→ Exercise requirements
Every line of the material is to be quoted verbatim, minus the pictures.

→ Dataset content
'''

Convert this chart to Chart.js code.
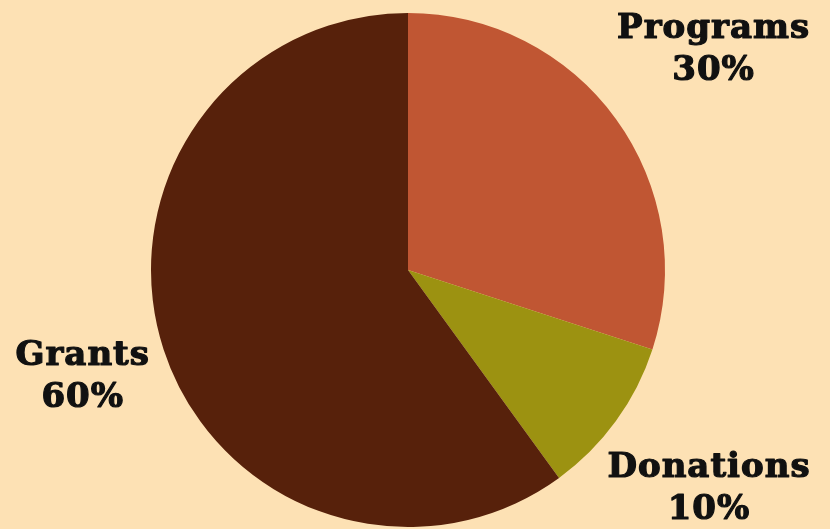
<!DOCTYPE html>
<html lang="en">
<head>
<meta charset="UTF-8" />
<title>Funding Sources</title>
<script src="https://cdn.jsdelivr.net/npm/chart.js@4.4.1/dist/chart.umd.min.js"></script>
<style>
    html, body { margin: 0; padding: 0; background: #fde1b4; }
    #wrap { width: 830px; height: 529px; position: relative; }
</style>
</head>
<body>
<div id="wrap"><canvas id="pie"></canvas></div>
<script>
    // data
    const categories = ['Programs', 'Donations', 'Grants'];
    const shares = [30, 10, 60];
    const colors = ['#c05633', '#9c9211', '#57210b'];

    // distance of each label from the centre, as a multiple of the radius
    const labelDist = [1.465, 1.443, 1.335];

    const sliceLabels = {
        id: 'sliceLabels',
        afterDatasetsDraw(chart) {
            const ctx = chart.ctx;
            const arcs = chart.getDatasetMeta(0).data;
            ctx.save();
            ctx.fillStyle = '#111';
            ctx.strokeStyle = '#111';
            ctx.lineWidth = 1.2;
            ctx.lineJoin = 'round';
            ctx.font = 'bold 34px "DejaVu Serif", serif';
            ctx.letterSpacing = '1px';
            ctx.textAlign = 'center';
            ctx.textBaseline = 'middle';
            arcs.forEach((arc, i) => {
                const mid = (arc.startAngle + arc.endAngle) / 2;
                const d = arc.outerRadius * labelDist[i];
                const x = arc.x + Math.cos(mid) * d + 1;
                const y = arc.y + Math.sin(mid) * d + 1;
                [categories[i], shares[i] + '%'].forEach((t, k) => {
                    const ty = y + (k === 0 ? -21 : 21);
                    ctx.fillText(t, x, ty);
                    ctx.strokeText(t, x, ty);
                });
            });
            ctx.restore();
        }
    };

    new Chart(document.getElementById('pie'), {
        type: 'pie',
        data: {
            labels: categories,
            datasets: [{
                data: shares,
                backgroundColor: colors,
                borderWidth: 0
            }]
        },
        options: {
            responsive: true,
            maintainAspectRatio: false,
            animation: false,
            layout: { padding: { left: 151, right: 165, top: 13, bottom: 2 } },
            plugins: {
                legend: { display: false },
                tooltip: { enabled: false }
            }
        },
        plugins: [sliceLabels]
    });
</script>
</body>
</html>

'''

→ Result for this task
Convert this chart to Chart.js code.
<!DOCTYPE html>
<html lang="en">
<head>
<meta charset="UTF-8" />
<title>Funding Sources</title>
<script src="https://cdn.jsdelivr.net/npm/chart.js@4.4.1/dist/chart.umd.min.js"></script>
<style>
    html, body { margin: 0; padding: 0; background: #fde1b4; }
    #wrap { width: 830px; height: 529px; position: relative; }
</style>
</head>
<body>
<div id="wrap"><canvas id="pie"></canvas></div>
<script>
    // data
    const categories = ['Programs', 'Donations', 'Grants'];
    const shares = [30, 10, 60];
    const colors = ['#c05633', '#9c9211', '#57210b'];

    // distance of each label from the centre, as a multiple of the radius
    const labelDist = [1.465, 1.443, 1.335];

    const sliceLabels = {
        id: 'sliceLabels',
        afterDatasetsDraw(chart) {
            const ctx = chart.ctx;
            const arcs = chart.getDatasetMeta(0).data;
            ctx.save();
            ctx.fillStyle = '#111';
            ctx.strokeStyle = '#111';
            ctx.lineWidth = 1.2;
            ctx.lineJoin = 'round';
            ctx.font = 'bold 34px "DejaVu Serif", serif';
            ctx.letterSpacing = '1px';
            ctx.textAlign = 'center';
            ctx.textBaseline = 'middle';
            arcs.forEach((arc, i) => {
                const mid = (arc.startAngle + arc.endAngle) / 2;
                const d = arc.outerRadius * labelDist[i];
                const x = arc.x + Math.cos(mid) * d + 1;
                const y = arc.y + Math.sin(mid) * d + 1;
                [categories[i], shares[i] + '%'].forEach((t, k) => {
                    const ty = y + (k === 0 ? -21 : 21);
                    ctx.fillText(t, x, ty);
                    ctx.strokeText(t, x, ty);
                });
            });
            ctx.restore();
        }
    };

    new Chart(document.getElementById('pie'), {
        type: 'pie',
        data: {
            labels: categories,
            datasets: [{
                data: shares,
                backgroundColor: colors,
                borderWidth: 0
            }]
        },
        options: {
            responsive: true,
            maintainAspectRatio: false,
            animation: false,
            layout: { padding: { left: 151, right: 165, top: 13, bottom: 2 } },
            plugins: {
                legend: { display: false },
                tooltip: { enabled: false }
            }
        },
        plugins: [sliceLabels]
    });
</script>
</body>
</html>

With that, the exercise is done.